[Start of DATA ENTRIES]

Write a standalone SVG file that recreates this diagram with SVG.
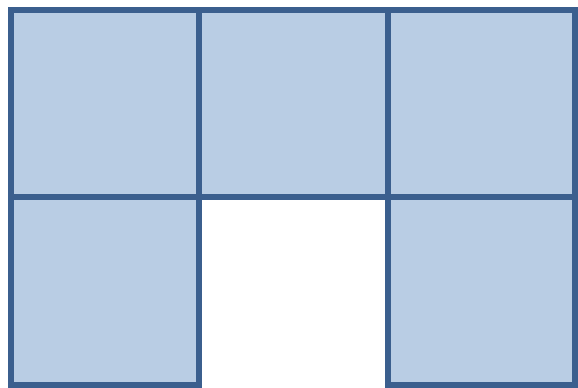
<svg xmlns="http://www.w3.org/2000/svg" width="578" height="388" viewBox="0 0 578 388">
<style>
.cell{fill:#b9cde4;stroke:#3b5f8e;stroke-width:6}
</style>
<rect width="578" height="388" fill="#ffffff"/>
<g id="cell-1-1"><rect class="cell" x="11" y="10" width="188" height="187"/></g>
<g id="cell-1-2"><rect class="cell" x="199" y="10" width="189" height="187"/></g>
<g id="cell-1-3"><rect class="cell" x="388" y="10" width="187" height="187"/></g>
<g id="cell-2-1"><rect class="cell" x="11" y="197" width="188" height="188"/></g>
<g id="cell-2-3"><rect class="cell" x="388" y="197" width="187" height="188"/></g>
</svg>
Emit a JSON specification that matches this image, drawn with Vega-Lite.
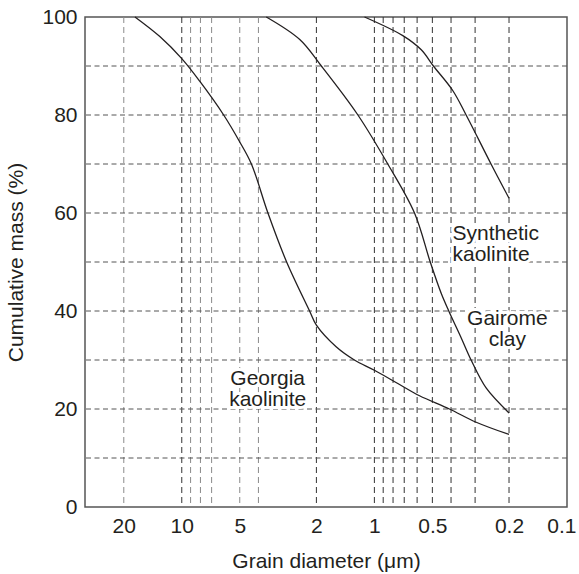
{
  "$schema": "https://vega.github.io/schema/vega-lite/v6.json",
  "width": 482,
  "height": 490,
  "autosize": "none",
  "padding": {"left": 85, "top": 17, "right": 12, "bottom": 67},
  "background": "white",
  "config": {
    "view": {"stroke": "#555555", "strokeWidth": 1.5},
    "font": "Liberation Sans",
    "axisX": {
      "grid": false, "ticks": false, "domain": false,
      "labelFlush": true, "labelFlushOffset": 9, "labelOverlap": false,
      "labelFontSize": 21, "titleFontSize": 21, "titleFontWeight": "normal",
      "labelColor": "#231f20", "titleColor": "#231f20",
      "labelPadding": 8, "titlePadding": 14
    },
    "axisY": {
      "grid": false, "ticks": false, "domain": false,
      "labelFontSize": 21, "titleFontSize": 21, "titleFontWeight": "normal",
      "labelColor": "#231f20", "titleColor": "#231f20",
      "labelPadding": 8, "titlePadding": 15
    }
  },
  "datasets": {
    "curves": [
      {"series": "Georgia kaolinite", "d": 17.5, "m": 100},
      {"series": "Georgia kaolinite", "d": 13.0, "m": 96},
      {"series": "Georgia kaolinite", "d": 10.0, "m": 91.5},
      {"series": "Georgia kaolinite", "d": 8.07, "m": 86.9},
      {"series": "Georgia kaolinite", "d": 6.06, "m": 80},
      {"series": "Georgia kaolinite", "d": 5.0, "m": 74.5},
      {"series": "Georgia kaolinite", "d": 4.35, "m": 70},
      {"series": "Georgia kaolinite", "d": 3.57, "m": 60},
      {"series": "Georgia kaolinite", "d": 2.855, "m": 50},
      {"series": "Georgia kaolinite", "d": 2.17, "m": 40},
      {"series": "Georgia kaolinite", "d": 2.0, "m": 37.1},
      {"series": "Georgia kaolinite", "d": 1.58, "m": 32.7},
      {"series": "Georgia kaolinite", "d": 1.27, "m": 30},
      {"series": "Georgia kaolinite", "d": 1.0, "m": 27.9},
      {"series": "Georgia kaolinite", "d": 0.74, "m": 25},
      {"series": "Georgia kaolinite", "d": 0.583, "m": 22.7},
      {"series": "Georgia kaolinite", "d": 0.408, "m": 20},
      {"series": "Georgia kaolinite", "d": 0.296, "m": 17.3},
      {"series": "Georgia kaolinite", "d": 0.2, "m": 14.8},
      {"series": "Gairome clay", "d": 3.64, "m": 100},
      {"series": "Gairome clay", "d": 2.44, "m": 95.4},
      {"series": "Gairome clay", "d": 1.886, "m": 90},
      {"series": "Gairome clay", "d": 1.218, "m": 80},
      {"series": "Gairome clay", "d": 0.852, "m": 70},
      {"series": "Gairome clay", "d": 0.619, "m": 60},
      {"series": "Gairome clay", "d": 0.513, "m": 50},
      {"series": "Gairome clay", "d": 0.45, "m": 43.6},
      {"series": "Gairome clay", "d": 0.411, "m": 40},
      {"series": "Gairome clay", "d": 0.355, "m": 34.6},
      {"series": "Gairome clay", "d": 0.3147, "m": 30},
      {"series": "Gairome clay", "d": 0.263, "m": 24.3},
      {"series": "Gairome clay", "d": 0.2, "m": 19.2},
      {"series": "Synthetic kaolinite", "d": 1.125, "m": 100},
      {"series": "Synthetic kaolinite", "d": 0.712, "m": 96.2},
      {"series": "Synthetic kaolinite", "d": 0.571, "m": 93.3},
      {"series": "Synthetic kaolinite", "d": 0.494, "m": 90},
      {"series": "Synthetic kaolinite", "d": 0.392, "m": 85},
      {"series": "Synthetic kaolinite", "d": 0.334, "m": 80},
      {"series": "Synthetic kaolinite", "d": 0.248, "m": 70},
      {"series": "Synthetic kaolinite", "d": 0.2, "m": 63}
    ],
    "vgridDark": [
      {"d": 10}, {"d": 2}, {"d": 1}, {"d": 0.9}, {"d": 0.8}, {"d": 0.7},
      {"d": 0.6}, {"d": 0.5}, {"d": 0.4}, {"d": 0.3}, {"d": 0.2}
    ],
    "vgridLight": [
      {"d": 20}, {"d": 9}, {"d": 8}, {"d": 7}, {"d": 5}, {"d": 4}
    ],
    "hgrid": [
      {"m": 10}, {"m": 20}, {"m": 30}, {"m": 40}, {"m": 50},
      {"m": 60}, {"m": 70}, {"m": 80}, {"m": 90}
    ],
    "labelsCenter": [
      {"label": "Georgia kaolinite", "d": 3.58, "m": 26.2},
      {"label": "Gairome clay", "d": 0.204, "m": 38.4}
    ],
    "labelsLeft": [
      {"label": "Synthetic kaolinite", "d": 0.393, "m": 55.8}
    ]
  },
  "layer": [
    {
      "data": {"name": "vgridLight"},
      "mark": {"type": "rule", "stroke": "#8a8a8a", "strokeWidth": 1, "strokeDash": [6, 4]},
      "encoding": {
        "x": {"field": "d", "type": "quantitative", "title": "Grain diameter (μm)", "scale": {"type": "log", "domain": [0.1, 31.8], "reverse": true}, "axis": {"values": [20, 10, 5, 2, 1, 0.5, 0.2, 0.1], "format": "~g"}}
      }
    },
    {
      "data": {"name": "vgridDark"},
      "mark": {"type": "rule", "stroke": "#333333", "strokeWidth": 1, "strokeDash": [6, 4]},
      "encoding": {
        "x": {"field": "d", "type": "quantitative", "title": "Grain diameter (μm)", "scale": {"type": "log", "domain": [0.1, 31.8], "reverse": true}, "axis": {"values": [20, 10, 5, 2, 1, 0.5, 0.2, 0.1], "format": "~g"}}
      }
    },
    {
      "data": {"name": "hgrid"},
      "mark": {"type": "rule", "stroke": "#555555", "strokeWidth": 1, "strokeDash": [5, 3.5]},
      "encoding": {
        "y": {"field": "m", "type": "quantitative", "title": "Cumulative mass (%)", "scale": {"domain": [0, 100]}, "axis": {"values": [0, 20, 40, 60, 80, 100]}}
      }
    },
    {
      "data": {"name": "curves"},
      "mark": {"type": "line", "stroke": "#231f20", "strokeWidth": 1.3, "interpolate": "catmull-rom"},
      "encoding": {
        "x": {"field": "d", "type": "quantitative", "title": "Grain diameter (μm)", "scale": {"type": "log", "domain": [0.1, 31.8], "reverse": true}, "axis": {"values": [20, 10, 5, 2, 1, 0.5, 0.2, 0.1], "format": "~g"}},
        "y": {"field": "m", "type": "quantitative", "title": "Cumulative mass (%)", "scale": {"domain": [0, 100]}, "axis": {"values": [0, 20, 40, 60, 80, 100]}},
        "detail": {"field": "series", "type": "nominal"}
      }
    },
    {
      "data": {"name": "labelsCenter"},
      "mark": {"type": "text", "fontSize": 21, "lineBreak": " ", "lineHeight": 21.6, "align": "center", "baseline": "middle", "stroke": "white", "strokeWidth": 6, "fill": "white"},
      "encoding": {
        "x": {"field": "d", "type": "quantitative", "title": "Grain diameter (μm)", "scale": {"type": "log", "domain": [0.1, 31.8], "reverse": true}, "axis": {"values": [20, 10, 5, 2, 1, 0.5, 0.2, 0.1], "format": "~g"}},
        "y": {"field": "m", "type": "quantitative", "title": "Cumulative mass (%)", "scale": {"domain": [0, 100]}, "axis": {"values": [0, 20, 40, 60, 80, 100]}},
        "text": {"field": "label"}
      }
    },
    {
      "data": {"name": "labelsCenter"},
      "mark": {"type": "text", "fontSize": 21, "lineBreak": " ", "lineHeight": 21.6, "align": "center", "baseline": "middle", "fill": "#231f20"},
      "encoding": {
        "x": {"field": "d", "type": "quantitative", "title": "Grain diameter (μm)", "scale": {"type": "log", "domain": [0.1, 31.8], "reverse": true}, "axis": {"values": [20, 10, 5, 2, 1, 0.5, 0.2, 0.1], "format": "~g"}},
        "y": {"field": "m", "type": "quantitative", "title": "Cumulative mass (%)", "scale": {"domain": [0, 100]}, "axis": {"values": [0, 20, 40, 60, 80, 100]}},
        "text": {"field": "label"}
      }
    },
    {
      "data": {"name": "labelsLeft"},
      "mark": {"type": "text", "fontSize": 21, "lineBreak": " ", "lineHeight": 21.6, "align": "left", "baseline": "middle", "stroke": "white", "strokeWidth": 6, "fill": "white"},
      "encoding": {
        "x": {"field": "d", "type": "quantitative", "title": "Grain diameter (μm)", "scale": {"type": "log", "domain": [0.1, 31.8], "reverse": true}, "axis": {"values": [20, 10, 5, 2, 1, 0.5, 0.2, 0.1], "format": "~g"}},
        "y": {"field": "m", "type": "quantitative", "title": "Cumulative mass (%)", "scale": {"domain": [0, 100]}, "axis": {"values": [0, 20, 40, 60, 80, 100]}},
        "text": {"field": "label"}
      }
    },
    {
      "data": {"name": "labelsLeft"},
      "mark": {"type": "text", "fontSize": 21, "lineBreak": " ", "lineHeight": 21.6, "align": "left", "baseline": "middle", "fill": "#231f20"},
      "encoding": {
        "x": {"field": "d", "type": "quantitative", "title": "Grain diameter (μm)", "scale": {"type": "log", "domain": [0.1, 31.8], "reverse": true}, "axis": {"values": [20, 10, 5, 2, 1, 0.5, 0.2, 0.1], "format": "~g"}},
        "y": {"field": "m", "type": "quantitative", "title": "Cumulative mass (%)", "scale": {"domain": [0, 100]}, "axis": {"values": [0, 20, 40, 60, 80, 100]}},
        "text": {"field": "label"}
      }
    }
  ]
}
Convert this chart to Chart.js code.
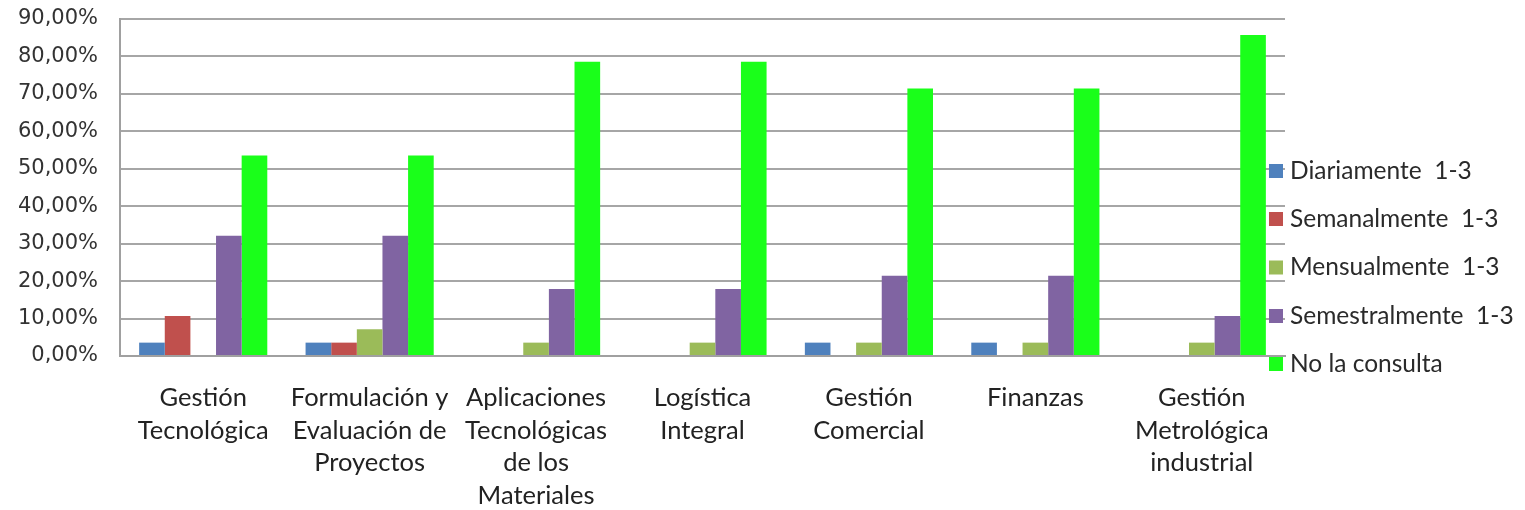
<!DOCTYPE html>
<html>
<head>
<meta charset="utf-8">
<script src="https://cdn.jsdelivr.net/npm/chart.js@4/dist/chart.umd.min.js"></script>
<style>
html,body{margin:0;padding:0;background:#fff;}
#wrap{width:1525px;height:510px;position:relative;}
</style>
</head>
<body>
<div id="wrap"><canvas id="c" width="1525" height="510"></canvas></div>
<script>
const categories = [
  ["Gestión","Tecnológica"],
  ["Formulación y","Evaluación de","Proyectos"],
  ["Aplicaciones","Tecnológicas","de los","Materiales"],
  ["Logística","Integral"],
  ["Gestión","Comercial"],
  ["Finanzas"],
  ["Gestión","Metrológica","industrial"]
];
const seriesNames = ["Diariamente  1-3","Semanalmente  1-3","Mensualmente  1-3","Semestralmente  1-3","No la consulta"];
const diariamente    = [3.57, 3.57, 0, 0, 3.57, 3.57, 0];
const semanalmente   = [10.71, 3.57, 0, 0, 0, 0, 0];
const mensualmente   = [0, 7.14, 3.57, 3.57, 3.57, 3.57, 3.57];
const semestralmente = [32.14, 32.14, 17.86, 17.86, 21.43, 21.43, 10.71];
const noLaConsulta   = [53.57, 53.57, 78.57, 78.57, 71.43, 71.43, 85.71];
const yTicks = [0,10,20,30,40,50,60,70,80,90];

const colors = ['#4F81BD','#C0504D','#9BBB59','#8064A2','#1AFF1A'];
const values = [diariamente, semanalmente, mensualmente, semestralmente, noLaConsulta];

const legendPlugin = {
  id: 'sideLegend',
  afterDraw(chart) {
    const ctx = chart.ctx;
    ctx.save();
    ctx.font = '24.5px Lato, "Liberation Sans Narrow", sans-serif';
    ctx.textBaseline = 'middle';
    const ys = [171, 219, 267.5, 316, 364];
    chart.data.datasets.forEach((ds, i) => {
      ctx.fillStyle = ds.backgroundColor;
      ctx.fillRect(1269, ys[i] - 7, 14, 14);
      ctx.fillStyle = '#2a2a2a';
      ctx.fillText(ds.label, 1290, ys[i]);
    });
    ctx.restore();
  }
};

new Chart(document.getElementById('c'), {
  type: 'bar',
  data: {
    labels: categories,
    datasets: seriesNames.map((n, i) => ({
      label: n,
      data: values[i],
      backgroundColor: colors[i],
      borderWidth: 0,
      categoryPercentage: 0.77,
      barPercentage: 1.0
    }))
  },
  options: {
    responsive: false,
    animation: false,
    layout: { padding: { left: 0, right: 240, top: 19, bottom: 0 } },
    plugins: { legend: { display: false }, tooltip: { enabled: false } },
    scales: {
      x: {
        grid: { display: false, drawTicks: false },
        border: { color: '#a0a0a0', width: 2 },
        ticks: {
          color: '#222',
          font: { family: 'Lato, "Liberation Sans Narrow", sans-serif', size: 25.5, lineHeight: 1.29 },
          padding: 25,
          maxRotation: 0, autoSkip: false
        },
        afterFit(s) { s.height = 154; s.paddingTop = 0; s.paddingBottom = 0; s.paddingLeft = 0; s.paddingRight = 0; }
      },
      y: {
        min: 0, max: 90,
        afterBuildTicks(s) { s.ticks = yTicks.map(v => ({ value: v })); },
        grid: { color: '#a6a6a6', lineWidth: 2, drawTicks: false },
        border: { color: '#a0a0a0', width: 2 },
        ticks: {
          color: '#333',
          font: { family: '"DejaVu Sans", sans-serif', size: 21 },
          padding: 22,
          callback: v => v.toFixed(2).replace('.', ',') + '%'
        },
        afterFit(s) { s.width = 120; s.paddingTop = 0; s.paddingBottom = 0; }
      }
    }
  },
  plugins: [legendPlugin]
});
</script>
</body>
</html>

[End of DATA ENTRIES]

AIM OF THE TASK: Lines that include the word "with" are to be extracted from the data above.

RESULT FOR THIS EXERCISE:
Write a standalone SVG file that recreates this diagram with SVG.
Emit a JSON specification that matches this image, drawn with Vega-Lite.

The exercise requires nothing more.